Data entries
+===+

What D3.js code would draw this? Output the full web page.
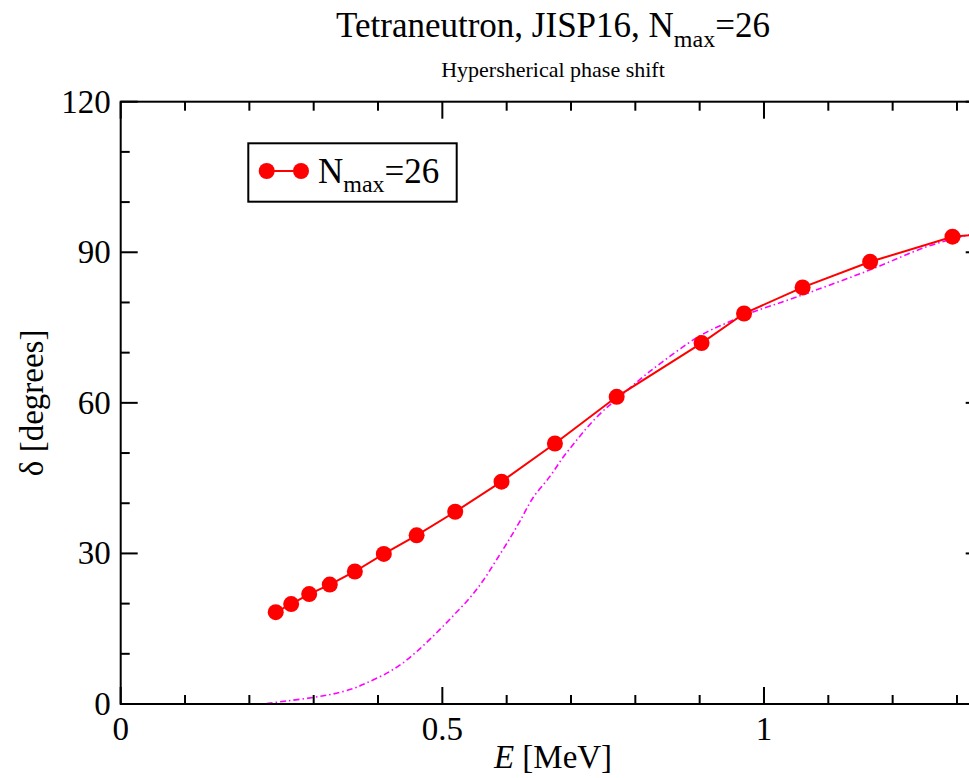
<!DOCTYPE html>
<html>
<head>
<meta charset="utf-8">
<script src="https://cdn.jsdelivr.net/npm/d3@7"></script>
<style>
  html, body { margin: 0; padding: 0; background: #fff; overflow: hidden; }
  svg text { font-family: "Liberation Serif", "DejaVu Serif", serif; fill: #000; }
</style>
</head>
<body>
<svg id="chart" width="969" height="778"></svg>
<script>
// N_max = 26 phase shift points
const energy = [0.241, 0.265, 0.293, 0.325, 0.364, 0.409, 0.460, 0.520, 0.592, 0.675,
                0.771, 0.903, 0.969, 1.060, 1.165, 1.293, 1.43];
const phaseShift = [18.3, 19.9, 21.9, 23.8, 26.4, 29.9, 33.6, 38.3, 44.3, 51.9,
                    61.2, 71.9, 77.8, 83.0, 88.1, 93.1, 94.6];

// dash-dot reference curve
const refEnergy = [0.227, 0.258, 0.299, 0.330, 0.362, 0.382, 0.413, 0.439, 0.465, 0.491,
                   0.517, 0.543, 0.564, 0.584, 0.605, 0.621, 0.641, 0.667, 0.688, 0.709,
                   0.730, 0.755, 0.771, 0.823, 0.901, 0.947, 0.970, 1.060, 1.165, 1.253, 1.310, 1.34];
const refPhase = [0.1, 0.6, 1.3, 2.0, 3.1, 4.2, 6.1, 8.2, 11.0, 14.2,
                  17.6, 21.2, 24.7, 28.7, 33.0, 36.5, 41.1, 45.3, 49.2, 52.6,
                  55.8, 59.0, 60.7, 66.3, 73.4, 76.2, 77.5, 81.5, 86.5, 91.1, 93.2, 94.0];

const xMajor = [0, 0.5, 1];
const xMinor = [0.1, 0.2, 0.3, 0.4, 0.6, 0.7, 0.8, 0.9, 1.1, 1.2, 1.3];
const yMajor = [0, 30, 60, 90, 120];
const yMinor = [10, 20, 40, 50, 70, 80, 100, 110];
const xTickLabels = ['0', '0.5', '1'];

const svg = d3.select('#chart');
const pLeft = 120.7, pTop = 101.7, pRight = 982.7, pBottom = 704;

const x = d3.scaleLinear().domain([0, 1.34]).range([pLeft, pRight]);
const y = d3.scaleLinear().domain([0, 120]).range([pBottom, pTop]);

svg.append('defs').append('clipPath').attr('id', 'plotclip')
  .append('rect').attr('x', pLeft).attr('y', pTop)
  .attr('width', pRight - pLeft).attr('height', pBottom - pTop);

// title
const title = svg.append('text')
  .attr('x', 553).attr('y', 37)
  .attr('text-anchor', 'middle').style('font-size', '35px');
title.append('tspan').text('Tetraneutron, JISP16, N');
title.append('tspan').attr('dy', 10).style('font-size', '24px').text('max');
title.append('tspan').attr('dy', -10).text('=26');

svg.append('text')
  .attr('x', 553).attr('y', 77)
  .attr('text-anchor', 'middle').style('font-size', '22px')
  .text('Hypersherical phase shift');

const plot = svg.append('g').attr('clip-path', 'url(#plotclip)');

// reference curve
const refData = refEnergy.map((e, i) => [e, refPhase[i]]);
plot.append('path')
  .datum(refData)
  .attr('d', d3.line().x(d => x(d[0])).y(d => y(d[1])).curve(d3.curveCatmullRom.alpha(0.5)))
  .attr('fill', 'none')
  .attr('stroke', '#ff00ff')
  .attr('stroke-width', 1.6)
  .attr('stroke-dasharray', '6,3,1.5,3');

// N_max=26 series
const data = energy.map((e, i) => [e, phaseShift[i]]);
plot.append('path')
  .datum(data)
  .attr('d', d3.line().x(d => x(d[0])).y(d => y(d[1])))
  .attr('fill', 'none')
  .attr('stroke', '#ff0000')
  .attr('stroke-width', 2);

plot.selectAll('circle.pt')
  .data(data)
  .enter().append('circle')
  .attr('class', 'pt')
  .attr('cx', d => x(d[0]))
  .attr('cy', d => y(d[1]))
  .attr('r', 8)
  .attr('fill', '#ff0000');

// frame + ticks
const axisG = svg.append('g').attr('stroke', '#000').attr('stroke-width', 2);
axisG.append('rect')
  .attr('x', pLeft).attr('y', pTop)
  .attr('width', pRight - pLeft).attr('height', pBottom - pTop)
  .attr('fill', 'none');

const majorLen = 17, minorLen = 9;
function xTicks(vals, len) {
  vals.forEach(v => {
    axisG.append('line').attr('x1', x(v)).attr('x2', x(v)).attr('y1', pBottom).attr('y2', pBottom - len);
    axisG.append('line').attr('x1', x(v)).attr('x2', x(v)).attr('y1', pTop).attr('y2', pTop + len);
  });
}
function yTicks(vals, len) {
  vals.forEach(v => {
    axisG.append('line').attr('x1', pLeft).attr('x2', pLeft + len).attr('y1', y(v)).attr('y2', y(v));
    axisG.append('line').attr('x1', pRight).attr('x2', pRight - len).attr('y1', y(v)).attr('y2', y(v));
  });
}
xTicks(xMajor, majorLen);
xTicks(xMinor, minorLen);
yTicks(yMajor, majorLen);
yTicks(yMinor, minorLen);

// tick labels
svg.selectAll('text.xt')
  .data(xMajor)
  .enter().append('text')
  .attr('class', 'xt')
  .attr('x', d => x(d)).attr('y', 740)
  .attr('text-anchor', 'middle')
  .style('font-size', '33px')
  .text((d, i) => xTickLabels[i]);

svg.selectAll('text.yt')
  .data(yMajor)
  .enter().append('text')
  .attr('class', 'yt')
  .attr('x', pLeft - 10).attr('y', d => y(d) + 11)
  .attr('text-anchor', 'end')
  .style('font-size', '33px')
  .text(d => d);

// axis labels
const xl = svg.append('text')
  .attr('x', 553).attr('y', 768)
  .attr('text-anchor', 'middle').style('font-size', '33px');
xl.append('tspan').style('font-style', 'italic').text('E');
xl.append('tspan').text(' [MeV]');

svg.append('text')
  .attr('transform', `translate(43, ${(pTop + pBottom) / 2}) rotate(-90)`)
  .attr('text-anchor', 'middle').style('font-size', '33px')
  .text('δ [degrees]');

// legend
const lg = svg.append('g');
lg.append('rect')
  .attr('x', 248.3).attr('y', 143.3).attr('width', 208.4).attr('height', 58.4)
  .attr('fill', '#fff').attr('stroke', '#000').attr('stroke-width', 2);
lg.append('line')
  .attr('x1', 266.7).attr('x2', 301).attr('y1', 171).attr('y2', 171)
  .attr('stroke', '#ff0000').attr('stroke-width', 2);
lg.selectAll('circle')
  .data([266.7, 301])
  .enter().append('circle')
  .attr('cx', d => d).attr('cy', 171).attr('r', 8).attr('fill', '#ff0000');
const lt = lg.append('text').attr('x', 318).attr('y', 183).style('font-size', '35px');
lt.append('tspan').text('N');
lt.append('tspan').attr('dy', 9).style('font-size', '24px').text('max');
lt.append('tspan').attr('dy', -9).text('=26');
</script>
</body>
</html>
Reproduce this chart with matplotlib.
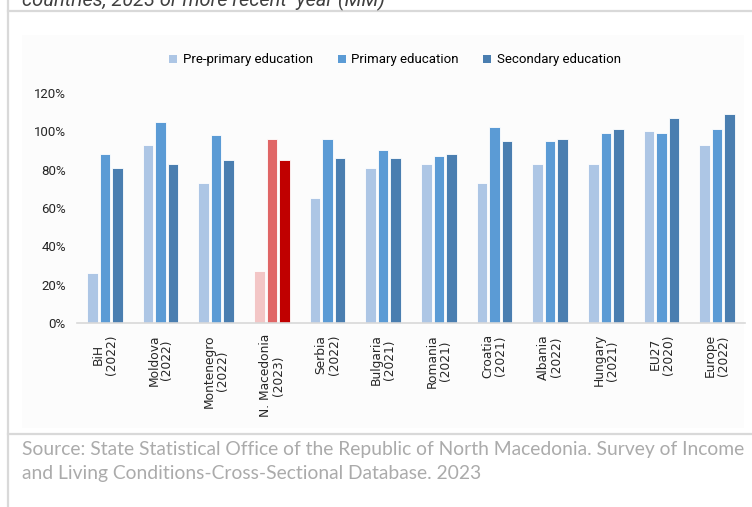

+===+

Request: Without the pictures, restate each entry exactly.

Result of the exercise:
What D3.js code would draw this? Output the full web page.
<!DOCTYPE html>
<html>
<head>
<meta charset="utf-8">
<script src="https://cdn.jsdelivr.net/npm/d3@7"></script>
<style>
  html, body { margin: 0; padding: 0; background: #fff; overflow: hidden; }
  svg text { font-family: "Liberation Serif", "DejaVu Serif", serif; fill: #000; }
</style>
</head>
<body>
<svg id="chart" width="969" height="778"></svg>
<script>
// N_max = 26 phase shift points
const energy = [0.241, 0.265, 0.293, 0.325, 0.364, 0.409, 0.460, 0.520, 0.592, 0.675,
                0.771, 0.903, 0.969, 1.060, 1.165, 1.293, 1.43];
const phaseShift = [18.3, 19.9, 21.9, 23.8, 26.4, 29.9, 33.6, 38.3, 44.3, 51.9,
                    61.2, 71.9, 77.8, 83.0, 88.1, 93.1, 94.6];

// dash-dot reference curve
const refEnergy = [0.227, 0.258, 0.299, 0.330, 0.362, 0.382, 0.413, 0.439, 0.465, 0.491,
                   0.517, 0.543, 0.564, 0.584, 0.605, 0.621, 0.641, 0.667, 0.688, 0.709,
                   0.730, 0.755, 0.771, 0.823, 0.901, 0.947, 0.970, 1.060, 1.165, 1.253, 1.310, 1.34];
const refPhase = [0.1, 0.6, 1.3, 2.0, 3.1, 4.2, 6.1, 8.2, 11.0, 14.2,
                  17.6, 21.2, 24.7, 28.7, 33.0, 36.5, 41.1, 45.3, 49.2, 52.6,
                  55.8, 59.0, 60.7, 66.3, 73.4, 76.2, 77.5, 81.5, 86.5, 91.1, 93.2, 94.0];

const xMajor = [0, 0.5, 1];
const xMinor = [0.1, 0.2, 0.3, 0.4, 0.6, 0.7, 0.8, 0.9, 1.1, 1.2, 1.3];
const yMajor = [0, 30, 60, 90, 120];
const yMinor = [10, 20, 40, 50, 70, 80, 100, 110];
const xTickLabels = ['0', '0.5', '1'];

const svg = d3.select('#chart');
const pLeft = 120.7, pTop = 101.7, pRight = 982.7, pBottom = 704;

const x = d3.scaleLinear().domain([0, 1.34]).range([pLeft, pRight]);
const y = d3.scaleLinear().domain([0, 120]).range([pBottom, pTop]);

svg.append('defs').append('clipPath').attr('id', 'plotclip')
  .append('rect').attr('x', pLeft).attr('y', pTop)
  .attr('width', pRight - pLeft).attr('height', pBottom - pTop);

// title
const title = svg.append('text')
  .attr('x', 553).attr('y', 37)
  .attr('text-anchor', 'middle').style('font-size', '35px');
title.append('tspan').text('Tetraneutron, JISP16, N');
title.append('tspan').attr('dy', 10).style('font-size', '24px').text('max');
title.append('tspan').attr('dy', -10).text('=26');

svg.append('text')
  .attr('x', 553).attr('y', 77)
  .attr('text-anchor', 'middle').style('font-size', '22px')
  .text('Hypersherical phase shift');

const plot = svg.append('g').attr('clip-path', 'url(#plotclip)');

// reference curve
const refData = refEnergy.map((e, i) => [e, refPhase[i]]);
plot.append('path')
  .datum(refData)
  .attr('d', d3.line().x(d => x(d[0])).y(d => y(d[1])).curve(d3.curveCatmullRom.alpha(0.5)))
  .attr('fill', 'none')
  .attr('stroke', '#ff00ff')
  .attr('stroke-width', 1.6)
  .attr('stroke-dasharray', '6,3,1.5,3');

// N_max=26 series
const data = energy.map((e, i) => [e, phaseShift[i]]);
plot.append('path')
  .datum(data)
  .attr('d', d3.line().x(d => x(d[0])).y(d => y(d[1])))
  .attr('fill', 'none')
  .attr('stroke', '#ff0000')
  .attr('stroke-width', 2);

plot.selectAll('circle.pt')
  .data(data)
  .enter().append('circle')
  .attr('class', 'pt')
  .attr('cx', d => x(d[0]))
  .attr('cy', d => y(d[1]))
  .attr('r', 8)
  .attr('fill', '#ff0000');

// frame + ticks
const axisG = svg.append('g').attr('stroke', '#000').attr('stroke-width', 2);
axisG.append('rect')
  .attr('x', pLeft).attr('y', pTop)
  .attr('width', pRight - pLeft).attr('height', pBottom - pTop)
  .attr('fill', 'none');

const majorLen = 17, minorLen = 9;
function xTicks(vals, len) {
  vals.forEach(v => {
    axisG.append('line').attr('x1', x(v)).attr('x2', x(v)).attr('y1', pBottom).attr('y2', pBottom - len);
    axisG.append('line').attr('x1', x(v)).attr('x2', x(v)).attr('y1', pTop).attr('y2', pTop + len);
  });
}
function yTicks(vals, len) {
  vals.forEach(v => {
    axisG.append('line').attr('x1', pLeft).attr('x2', pLeft + len).attr('y1', y(v)).attr('y2', y(v));
    axisG.append('line').attr('x1', pRight).attr('x2', pRight - len).attr('y1', y(v)).attr('y2', y(v));
  });
}
xTicks(xMajor, majorLen);
xTicks(xMinor, minorLen);
yTicks(yMajor, majorLen);
yTicks(yMinor, minorLen);

// tick labels
svg.selectAll('text.xt')
  .data(xMajor)
  .enter().append('text')
  .attr('class', 'xt')
  .attr('x', d => x(d)).attr('y', 740)
  .attr('text-anchor', 'middle')
  .style('font-size', '33px')
  .text((d, i) => xTickLabels[i]);

svg.selectAll('text.yt')
  .data(yMajor)
  .enter().append('text')
  .attr('class', 'yt')
  .attr('x', pLeft - 10).attr('y', d => y(d) + 11)
  .attr('text-anchor', 'end')
  .style('font-size', '33px')
  .text(d => d);

// axis labels
const xl = svg.append('text')
  .attr('x', 553).attr('y', 768)
  .attr('text-anchor', 'middle').style('font-size', '33px');
xl.append('tspan').style('font-style', 'italic').text('E');
xl.append('tspan').text(' [MeV]');

svg.append('text')
  .attr('transform', `translate(43, ${(pTop + pBottom) / 2}) rotate(-90)`)
  .attr('text-anchor', 'middle').style('font-size', '33px')
  .text('δ [degrees]');

// legend
const lg = svg.append('g');
lg.append('rect')
  .attr('x', 248.3).attr('y', 143.3).attr('width', 208.4).attr('height', 58.4)
  .attr('fill', '#fff').attr('stroke', '#000').attr('stroke-width', 2);
lg.append('line')
  .attr('x1', 266.7).attr('x2', 301).attr('y1', 171).attr('y2', 171)
  .attr('stroke', '#ff0000').attr('stroke-width', 2);
lg.selectAll('circle')
  .data([266.7, 301])
  .enter().append('circle')
  .attr('cx', d => d).attr('cy', 171).attr('r', 8).attr('fill', '#ff0000');
const lt = lg.append('text').attr('x', 318).attr('y', 183).style('font-size', '35px');
lt.append('tspan').text('N');
lt.append('tspan').attr('dy', 9).style('font-size', '24px').text('max');
lt.append('tspan').attr('dy', -9).text('=26');
</script>
</body>
</html>
Reproduce this chart with matplotlib.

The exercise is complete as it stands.